The final chapter of the book narrates how these two rivers, the Pentecostal/Charismatic Praise and Worship stream and the Evangelical Contemporary Worship stream, converged in the 1990’s into one gigantic river system that constitutes what we know today as the contemporary Christian music industry. And “industry” is the right word; it is a behemoth that cannot be ignored. As the subtitle of the book says these trends have indeed “reshaped the protestant church.”

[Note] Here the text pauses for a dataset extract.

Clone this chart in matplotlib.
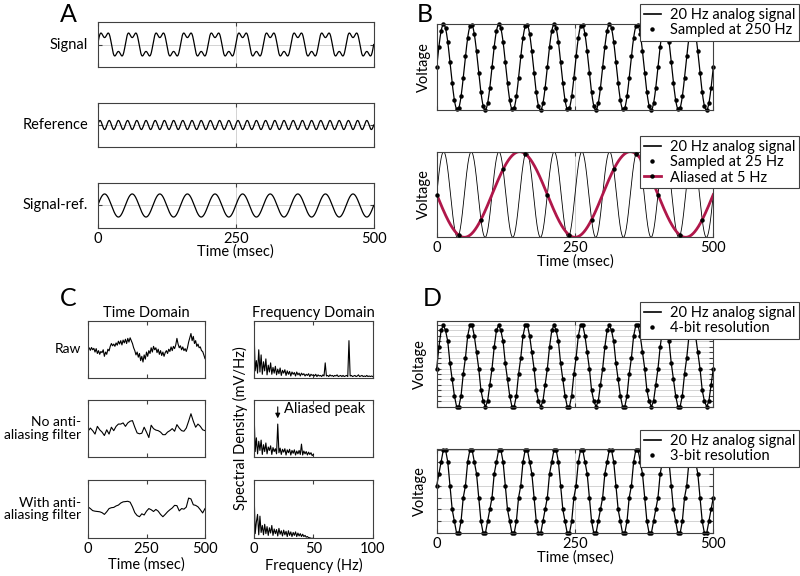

Protestant worship underwent a major shift in the twentieth century from a Word-centered service in which there was a dialogue between God and his people to a mystical experience of direct encounter between the soul of the worshipper and God facilitated by contemporary music. The heart of worship was no longer a rationally exercised faith but rather a non-rational, emotional sense of connection. The mutation seems as drastic as the move from the medieval mass to Protestant preaching services in the sixteenth century. If doctrine follows liturgical practice, the long-term implications for Evangelical belief are still to be determined, but cannot be insignificant.
Marketers and Mystics Together
What is fascinating about these two streams is how they were able to merge even though superficially they seemed very different from each other. A business-oriented, marketing strategy would seem to have little to do with a mystical, emotional encounter with the Divine. Yet here we are; the marketers and the mystics lie down together in peace in the late modern kingdom of naturalism. The key to understanding how this could occur is to recognize that there is such a thing as functional naturalism, which is distinct from theoretical naturalism. In the former people just act as if everything in our experience could be reduced to natural laws and they do not take the supernatural into account. In the latter people pointedly proclaim that nothing exists beyond nature, so they believe there are no supernatural laws to consider.
As a result of the Enlightenment, Western culture adopted philosophical naturalism, which seemed to create an impenetrable barrier to Christian influence on culture. So, Liberal Protestantism adopted philosophical naturalism and immediately went into terminal decline. Evangelicalism rejected philosophical or theoretical naturalism, but adopted a functional naturalism, which made it compatible with the spirit of the age. Now what remains to be seen is if the functional naturalism of Evangelicalism will lead to secularization and the same fate as Liberal Protestantism. If the principle of “Lex orandi, lex credendi” (the law of prayer is the law of faith) turns out to hold for Evangelicalism, we may be looking at a looming catastrophe.